Our hutch that we got for free has a large door in the middle & it's a taller cage, so it's easier to access.   It's rectangle probably about 4' x 2'.  It is our bucks palace, but it's probably not as predator proof as I would like, the side wire is too big.   

Just thoughts & ideas.


----------



## rickerra

I will say... now that I have rabbits (2yo) in the actual cages I built... that 30" x 36" x 20"high cages are plenty huge for the medium 8-10# rabbits.

I can see why folks like the larger size for does with litters and a nest box.  Plenty of room.  The guy I bought my trio from only had them in 24"x24"x18" cages... and they did fine in them.  Now they have room to run laps! haha... as I try to pet them!

I used one of my cages and put 2 dividers in it... making 30"x12" spaces to hold the buns on the trip home.  Worked great... except didn't fit in my car... had to take the jeep.  Haha.

I just got my feed holes cut to mount them properly.  And now I'm deciding on how big of a door hole to cut out.   The tops of the cages are currently open so I reach in from above and I keep plywood on top to prevent escape.  Although it's hard to image these chunky buns jumping out... but I bet they could if scared or something.

Just more rambling thoughts I had about cages.

Cheers!


----------



## oneacrefarm

scfarmboy said:
			
		

> hi i was wanting to know what size cages would i need to make for californian rabbits  so what im asking is what size should  i make my buck and jr or non bred doe cages how big sould i make my cages for bred does and what is a good  size for a grow out cage   thanks  and this is a great site and im looking forward to makeing friends and leraning new things


We have 30" deep by 36" wide by 18" tall for our breeding does.

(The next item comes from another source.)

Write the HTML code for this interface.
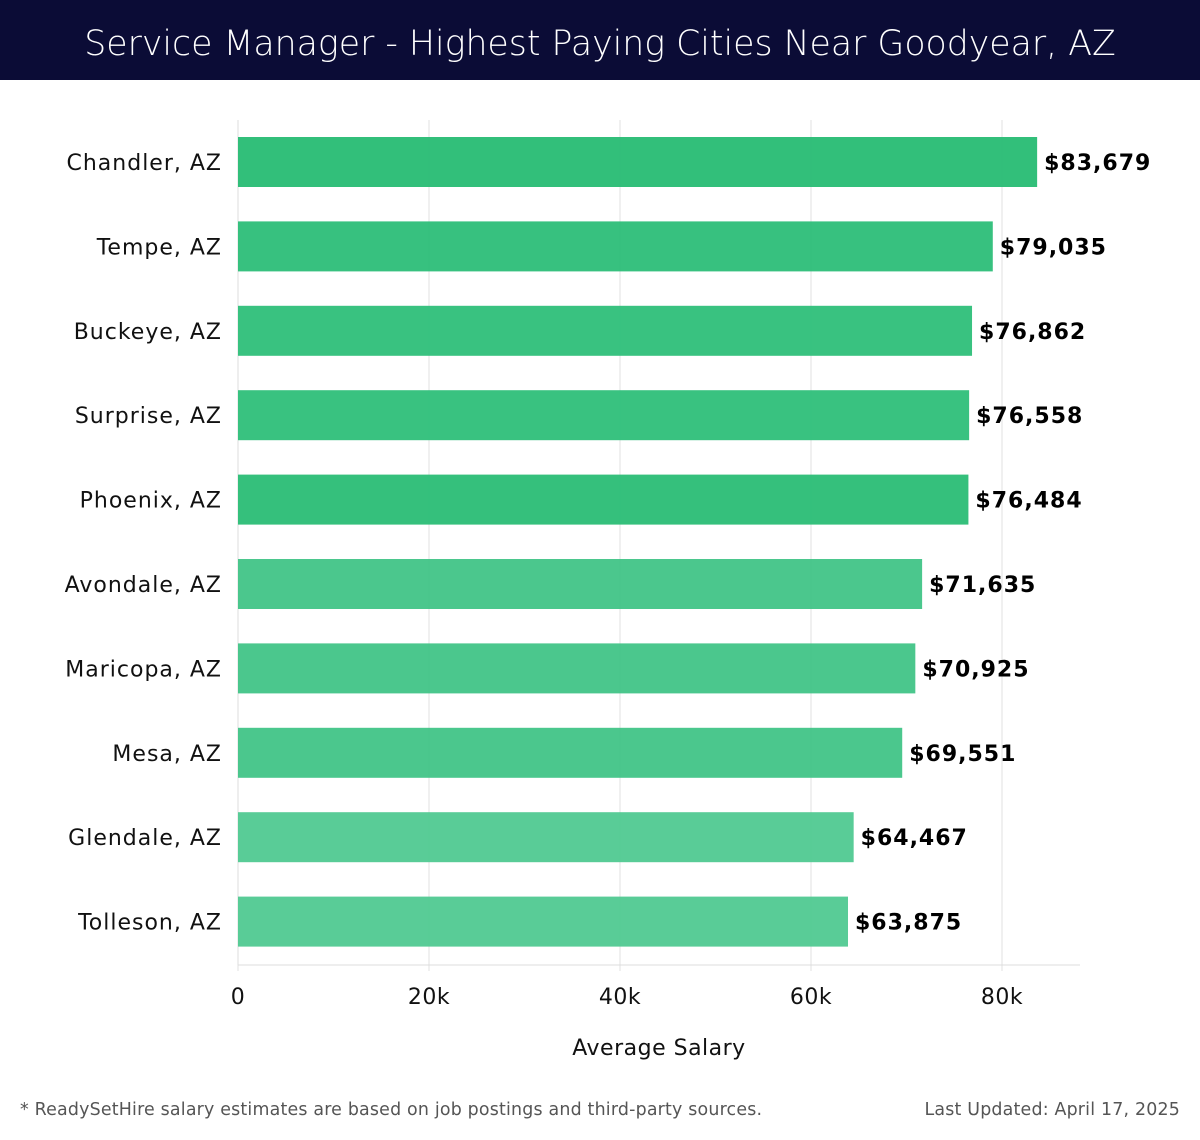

Buck/growout cages are 24" deep by 30" wide by 18" tall. Just make sure that you give yourself big door openings, big enough to accommodate what ever nestbox you will be using. Also, if you can put the door in the middle of the front panel, you will reach the back corners on both sides more easily.

Shannon


----------



## hoodat

norcal said:
			
		

> I cannot reach into any of our big cages, my arms are sooo short.  I am really ready to design a long narrow cage w/ multiple doors so I can reach in better.
> 
> Our hutch that we got for free has a large door in the middle & it's a taller cage, so it's easier to access.   It's rectangle probably about 4' x 2'.  It is our bucks palace, but it's probably not as predator proof as I would like, the side wire is too big.
> 
> Just thoughts & ideas.


If you design your cages with a slanted front and put the door there you will be able to reach in easier.


----------



## missfire

Mine are all wire, 24" deep x 30 wide x 18" tall, 4 to a row of 12' each row faces another row so when I take out the kits for grow out all I have to do is take out of Doe's cage-turn around and put in grow out pen. Auto water & feed. All have drop down doors 20" wide x 14" tall. 
I have around 40 total I say around because some were due last night and I have not checked yet. 

All New Zealand Whites.


----------